What mobile trends should enterprises expect in 2017?
2016 will be regarded as the breakthrough year for workplace mobility. With employees leading the smartphone-revolution, businesses are now leveraging mobile (and other) technology to create a more engaged, efficient and connected workforce.
But as the next generation of employees emerge, new products become available on the market and data security threats increase, what should enterprises expect in 2017 and beyond?
Despite 71% of enterprises considering mobility as a priority, this doesn’t mean that they’re necessarily ready for it. Today, the mobile landscape is moving at such a rate that many companies aren’t sure where and how to start planning their internal strategy, making it vital to understand the newest developments and how they can be incorporated.
Millennials, remote working and BYOD
2017 will see the new wave of Generation Z millennials enter the workforce, bringing with them new perspectives on working patterns and mobile technology in general. These workers will be significantly more mobile-savvy than their older counterparts, and will have used smart technology on a daily basis whilst at home, studying and/or in previous employment.
In addition to this, new millennials will be actively pushing new technology and remote working policies upon their employers to help complete tasks outside of the workplace.
2017 is set to see a record amount of organisations allow this, with over 50% offering flexible working as standard, and rising above 70% in 2020.

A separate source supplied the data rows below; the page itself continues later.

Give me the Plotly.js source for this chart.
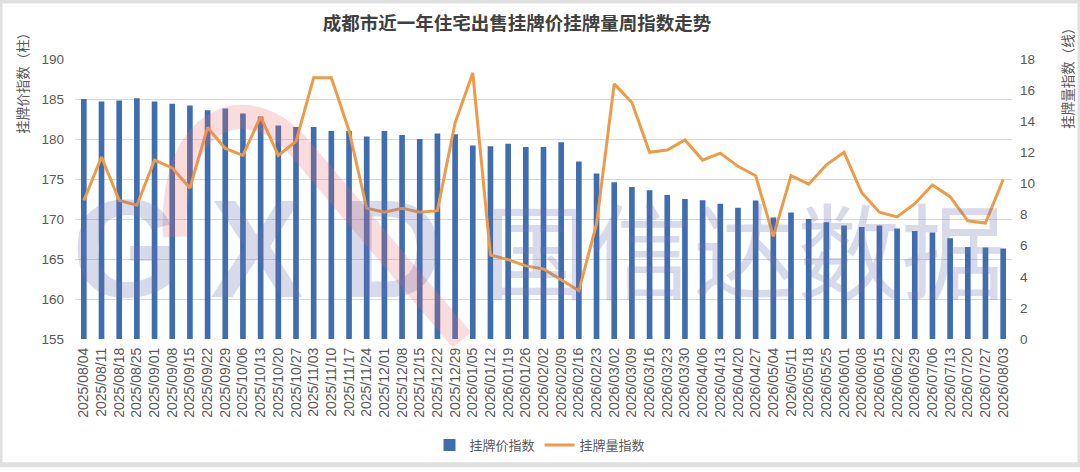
<!DOCTYPE html>
<html>
<head>
<meta charset="utf-8">
<script src="https://cdn.plot.ly/plotly-3.0.1.min.js"></script>
<style>html,body{margin:0;padding:0;background:#fff;}</style>
</head>
<body>
<div id="chart" style="width:1080px;height:472px;"></div>
<script>
const chartTitle = '成都市近一年住宅出售挂牌价挂牌量周指数走势';
const leftTitle = '挂牌价指数（柱）';
const rightTitle = '挂牌量指数（线）';
const seriesNames = ['挂牌价指数', '挂牌量指数'];

const dates = [
  '2025/08/04','2025/08/11','2025/08/18','2025/08/25','2025/09/01','2025/09/08','2025/09/15','2025/09/22','2025/09/29',
  '2025/10/06','2025/10/13','2025/10/20','2025/10/27','2025/11/03','2025/11/10','2025/11/17','2025/11/24',
  '2025/12/01','2025/12/08','2025/12/15','2025/12/22','2025/12/29','2026/01/05','2026/01/12','2026/01/19','2026/01/26',
  '2026/02/02','2026/02/09','2026/02/16','2026/02/23','2026/03/02','2026/03/09','2026/03/16','2026/03/23','2026/03/30',
  '2026/04/06','2026/04/13','2026/04/20','2026/04/27','2026/05/04','2026/05/11','2026/05/18','2026/05/25',
  '2026/06/01','2026/06/08','2026/06/15','2026/06/22','2026/06/29','2026/07/06','2026/07/13','2026/07/20','2026/07/27','2026/08/03'
];

const priceIndex = [
  185.0,184.7,184.8,185.1,184.7,184.4,184.2,183.6,183.8,
  183.2,182.8,181.7,181.5,181.5,181.0,181.0,180.3,
  181.0,180.5,180.0,180.7,180.6,179.2,179.1,179.4,179.0,
  179.0,179.6,177.2,175.7,174.6,174.0,173.6,173.0,172.5,
  172.35,171.9,171.4,172.3,170.2,170.8,170.0,169.6,
  169.2,169.0,169.2,168.8,168.5,168.3,167.6,166.5,166.45,166.3
];

const volumeIndex = [
  8.9,11.7,8.9,8.6,11.5,11.0,9.7,13.6,12.25,
  11.8,14.3,11.8,12.7,16.8,16.8,13.4,8.4,
  8.15,8.4,8.15,8.25,13.9,17.1,5.4,5.1,4.7,
  4.5,3.8,3.1,7.4,16.4,15.2,12.0,12.15,12.8,
  11.5,11.95,11.1,10.5,6.6,10.5,9.95,11.2,
  12.0,9.4,8.15,7.85,8.7,9.9,9.15,7.6,7.45,10.25
];

const leftTicks = [155,160,165,170,175,180,185,190];
const rightTicks = [0,2,4,6,8,10,12,14,16,18];

// plot area in pixels (for decoration placement only)
const W = 1080, H = 472, L = 75, R = 1012, T = 59, B = 344;
const px = x => (x - L) / (R - L);
const py = y => (B - y) / (B - T);

const FONT = '"Liberation Sans", Arial, "Noto Sans CJK SC", sans-serif';
const CJK = '"Noto Sans CJK SC", "Liberation Sans", sans-serif';
const grey = '#595959';

const traces = [
  {
    type: 'bar', name: seriesNames[0], x: dates, y: priceIndex,
    marker: {color: '#3E6DB0'}, width: 0.32, yaxis: 'y', hoverinfo: 'skip'
  },
  {
    type: 'scatter', mode: 'lines', name: seriesNames[1], x: dates, y: volumeIndex,
    line: {color: '#EE9B47', width: 3}, yaxis: 'y2', hoverinfo: 'skip'
  }
];

const wmColor = 'rgba(110,115,172,0.27)';
const layout = {
  width: W, height: H,
  margin: {l: L, r: W - R, t: T, b: H - B, pad: 0},
  paper_bgcolor: '#ffffff', plot_bgcolor: '#ffffff',
  font: {family: FONT, color: grey, size: 13},
  showlegend: true,
  title: {
    text: chartTitle, x: 517 / W, xanchor: 'center', xref: 'container',
    y: 1 - 24 / H, yanchor: 'middle', yref: 'container',
    font: {family: CJK, size: 18.5, color: '#404040', weight: 'bold'}
  },
  xaxis: {
    type: 'category', tickangle: -90, showgrid: false, zeroline: false,
    showline: false, ticks: '', tickfont: {size: 14, color: grey, family: FONT},
    ticklabelstandoff: 5,
    range: [-0.5, dates.length - 0.5], fixedrange: true
  },
  yaxis: {
    range: [155, 190], tickvals: leftTicks, ticktext: leftTicks.map(String),
    showgrid: true, gridcolor: '#d9d9d9', gridwidth: 1, zeroline: false,
    showline: false, ticks: '', tickfont: {size: 13.5, color: grey}, ticklabelstandoff: 10
  },
  yaxis2: {
    range: [0, 18], tickvals: rightTicks, ticktext: rightTicks.map(String),
    overlaying: 'y', side: 'right', showgrid: false, zeroline: false,
    showline: false, ticks: '', tickfont: {size: 13.5, color: grey}, ticklabelstandoff: 7
  },
  legend: {
    orientation: 'h', x: px(540), xanchor: 'center', y: py(452), yanchor: 'middle',
    font: {family: CJK, size: 13, color: grey}, bgcolor: 'rgba(0,0,0,0)', traceorder: 'normal'
  },
  annotations: [
    {text: leftTitle, xref: 'paper', yref: 'paper', x: px(22), y: py(80), textangle: -90,
     showarrow: false, font: {family: CJK, size: 13.5, color: grey}, xanchor: 'center', yanchor: 'middle'},
    {text: rightTitle, xref: 'paper', yref: 'paper', x: px(1067), y: py(75), textangle: -90,
     showarrow: false, font: {family: CJK, size: 13.5, color: grey}, xanchor: 'center', yanchor: 'middle'},
    // watermark
    {text: 'G', xref: 'paper', yref: 'paper', x: px(126), y: py(252), showarrow: false,
     font: {family: FONT, size: 140, color: wmColor, weight: 'bold'}, xanchor: 'center', yanchor: 'middle'},
    {text: 'X', xref: 'paper', yref: 'paper', x: px(256), y: py(252), showarrow: false,
     font: {family: FONT, size: 140, color: wmColor, weight: 'bold'}, xanchor: 'center', yanchor: 'middle'},
    {text: 'D', xref: 'paper', yref: 'paper', x: px(392), y: py(252), showarrow: false,
     font: {family: FONT, size: 140, color: wmColor, weight: 'bold'}, xanchor: 'center', yanchor: 'middle'},
    {text: '国信达数据', xref: 'paper', yref: 'paper', x: px(745), y: py(250), showarrow: false,
     font: {family: CJK, size: 104, color: wmColor}, xanchor: 'center', yanchor: 'middle'}
  ],
  shapes: [
    {type: 'path', xref: 'paper', yref: 'paper', layer: 'above',
     path: 'M ' + px(175) + ',' + py(240) + ' C ' + px(168) + ',' + py(115) + ' ' + px(250) + ',' + py(88) + ' ' + px(300) + ',' + py(150) +
           ' L ' + px(462) + ',' + py(345),
     line: {color: 'rgba(238,110,110,0.24)', width: 24}},
    {type: 'rect', xref: 'paper', yref: 'paper', x0: px(0), x1: px(W), y0: py(H), y1: py(0),
     line: {color: '#e0e0e0', width: 5}, fillcolor: 'rgba(0,0,0,0)', layer: 'above'}
  ]
};

Plotly.newPlot('chart', traces, layout, {staticPlot: true, displayModeBar: false});
</script>
</body>
</html>
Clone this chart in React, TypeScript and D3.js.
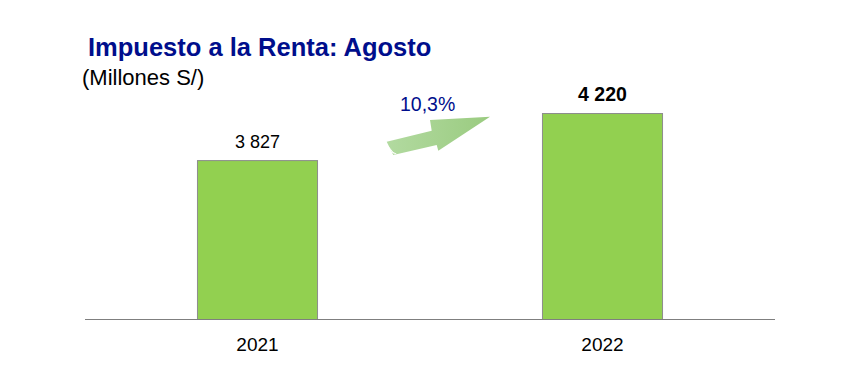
import React from 'react';
import * as d3 from 'd3';

// data
const years = ['2021', '2022'];
const values = [3827, 4220];
const valueLabels = ['3 827', '4 220'];
const growthLabel = '10,3%';

const W = 847;
const H = 389;
const FONT = 'Arial, "Liberation Sans", sans-serif';

export default function App() {
  const x = d3.scaleBand().domain(years).range([85, 775]).paddingInner(0.652).paddingOuter(0.326);
  const y = d3.scaleLinear().domain([2500, 4500]).range([319.5, 80]);
  const base = y(2500);

  // decorative arrow between the bars (striped right arrow)
  const ax = 386;
  const ay = 116;
  const arrow = d3.line()([
    [ax + 0.7, ay + 25.7],
    [ax + 45.7, ay + 14.7],
    [ax + 44, ay + 4],
    [ax + 104, ay + 0.7],
    [ax + 52.3, ay + 34.7],
    [ax + 50.7, ay + 29],
    [ax + 7.3, ay + 39],
  ]) + 'Z';

  return (
    <svg width={W} height={H} style={{ position: 'absolute', left: 0, top: 0, background: '#fff' }}>
      <defs>
        <linearGradient id="arrowGrad" x1="0" y1="0" x2="1" y2="0">
          <stop offset="0" stopColor="#b2daa0" />
          <stop offset="1" stopColor="#9acb80" />
        </linearGradient>
      </defs>

      <text x={88} y={56} fontFamily={FONT} fontSize={25.5} fontWeight="bold" fill="#000e8c">
        Impuesto a la Renta: Agosto
      </text>
      <text x={82} y={85} fontFamily={FONT} fontSize={22} fill="#000">
        (Millones S/)
      </text>

      {years.map((yr, i) => (
        <rect
          key={yr}
          x={x(yr)}
          y={y(values[i])}
          width={x.bandwidth()}
          height={base - y(values[i])}
          fill="#92d050"
          stroke="#8c8c8c"
          strokeWidth={1}
        />
      ))}

      <line x1={85} x2={775} y1={base} y2={base} stroke="#7f7f7f" strokeWidth={1.2} />

      {years.map((yr, i) => (
        <text
          key={'v' + yr}
          x={(x(yr) as number) + x.bandwidth() / 2}
          y={y(values[i]) - 12.5}
          textAnchor="middle"
          fontFamily={FONT}
          fontSize={i === 1 ? 19.5 : 18}
          fontWeight={i === 1 ? 'bold' : 'normal'}
          fill="#000"
        >
          {valueLabels[i]}
        </text>
      ))}

      {years.map((yr) => (
        <text
          key={'l' + yr}
          x={(x(yr) as number) + x.bandwidth() / 2}
          y={350.5}
          textAnchor="middle"
          fontFamily={FONT}
          fontSize={19}
          fill="#000"
        >
          {yr}
        </text>
      ))}

      <path d={arrow} fill="url(#arrowGrad)" />
      {[3, 6].map((d) => (
        <line
          key={d}
          x1={ax + 0.7 + d * 0.5}
          y1={ay + 25.7 + d * 1.6}
          x2={ax + 7.3 + d * 0.5}
          y2={ay + 39 - d * 0.2}
          stroke="#fff"
          strokeWidth={0.9}
        />
      ))}
      <text x={400} y={110.5} fontFamily={FONT} fontSize={19.5} fill="#000e8c">
        {growthLabel}
      </text>
    </svg>
  );
}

This means that whilst we head into 2017, enterprises need to find ways of reaching and engaging this new set of employees. This will include addressing their current working-hour structure as well as the digital tools they offer to help staff complete tasks.
Going forward, as employees expect flexibility and demand the software to make their jobs easier, this needs to be placed high on the priority list for all businesses.
2016 was the year when wearable technology made its mark on the consumer market, and has since been adopted by many organisations. As employees get more accustomed with the technology outside of the workplace, more and more businesses are finding ways to integrate wearable technology to facilitate a number of tasks.
Since 2014, the number of businesses doing so has nearly doubled, with more projected next year.
We’ve seen wearable technology being used in many sectors.
In healthcare, the NHS have trialled a wearable wristband device as a ‘digital coach’ for patients for Type 1 or Type 2 diabetes. In construction, the Redpoint Safety vest ensures that workers don’t venture into unsafe areas. In manufacturing, the HoloLens smart glasses can give workers on-the-job training on how to fix equipment, saving time and resources.
As the wearable market develops in 2017 and subsequently more employees get used to the technology, businesses need to fully understand how and where wearables should be deployed. This also requires them to pinpoint the possible security risks (outlined in more detail below) and whether employees will actually use them.
IoT and connected technology has revolutionised how we carry out tasks, obtain key data and interact with others, such as the Amazon Dash
. And as IoT becomes a widespread reality amongst all of us, it will undoubtedly impact every facet of how organisations operate in the future. By 2020, 24 billion IoT devices are expected to be connected to the internet and driving an estimated $6 trillion in IoT spending over the next five years.
IoT in the enterprise promises an extreme level of digitisation that will impact how businesses interact with those affiliated with their organisation, such as partners, customers and suppliers.
Construction firms will be able to track their tool inventory, oil & gas companies can leverage IoT to prevent fuel leaks and eventually hospitals will be able to track bed availability.
As the technology rapidly expands in 2017, a lack of involvement in IoT will eventually see businesses lose their competitive advantage to others that have invested in it. IoT has the capability to acquire consumer insights (in retail etc.), reduce costs and increase productivity in all areas, making it a truly exciting time for development.
The data breaches of Three Mobile, Tesco Bank and Sage in 2016 showed that even the largest organisations are vulnerable to attacks. With enterprises now offering more technology to both their employees and customers, there’s a growing need for them to take the necessary safety precautions to safeguard their data.
Yet worryingly not all enterprises have been taking these steps to do so. It’s been reported that only one in three businesses adopting wearable technology are taking the time and resources to actively prevent data leaks, making them exposed to outside intruders and internal problems.
Arguably this could be because businesses don’t fully understand the technology they’re adopting. Although 2017 will see businesses become a lot more cautious, they need to understand where data breaches can occur by analysing previous examples, and most importantly, speaking with industry specialists.
Apps, wearables and IoT have the capability to transform businesses for the better, but only if they aren’t compromised.
2017 promises to be an exciting year as the mobile landscape continues to develop and tailor itself to the enterprise. As employees become more tech-driven, businesses are seeing opportunities arise in front of them to engage their employees and futureproof their organisation.
Therefore with 2017 just around the corner, it’s important that all businesses gear up, ready themselves for the influx of new technology and head into the New Year full of confidence.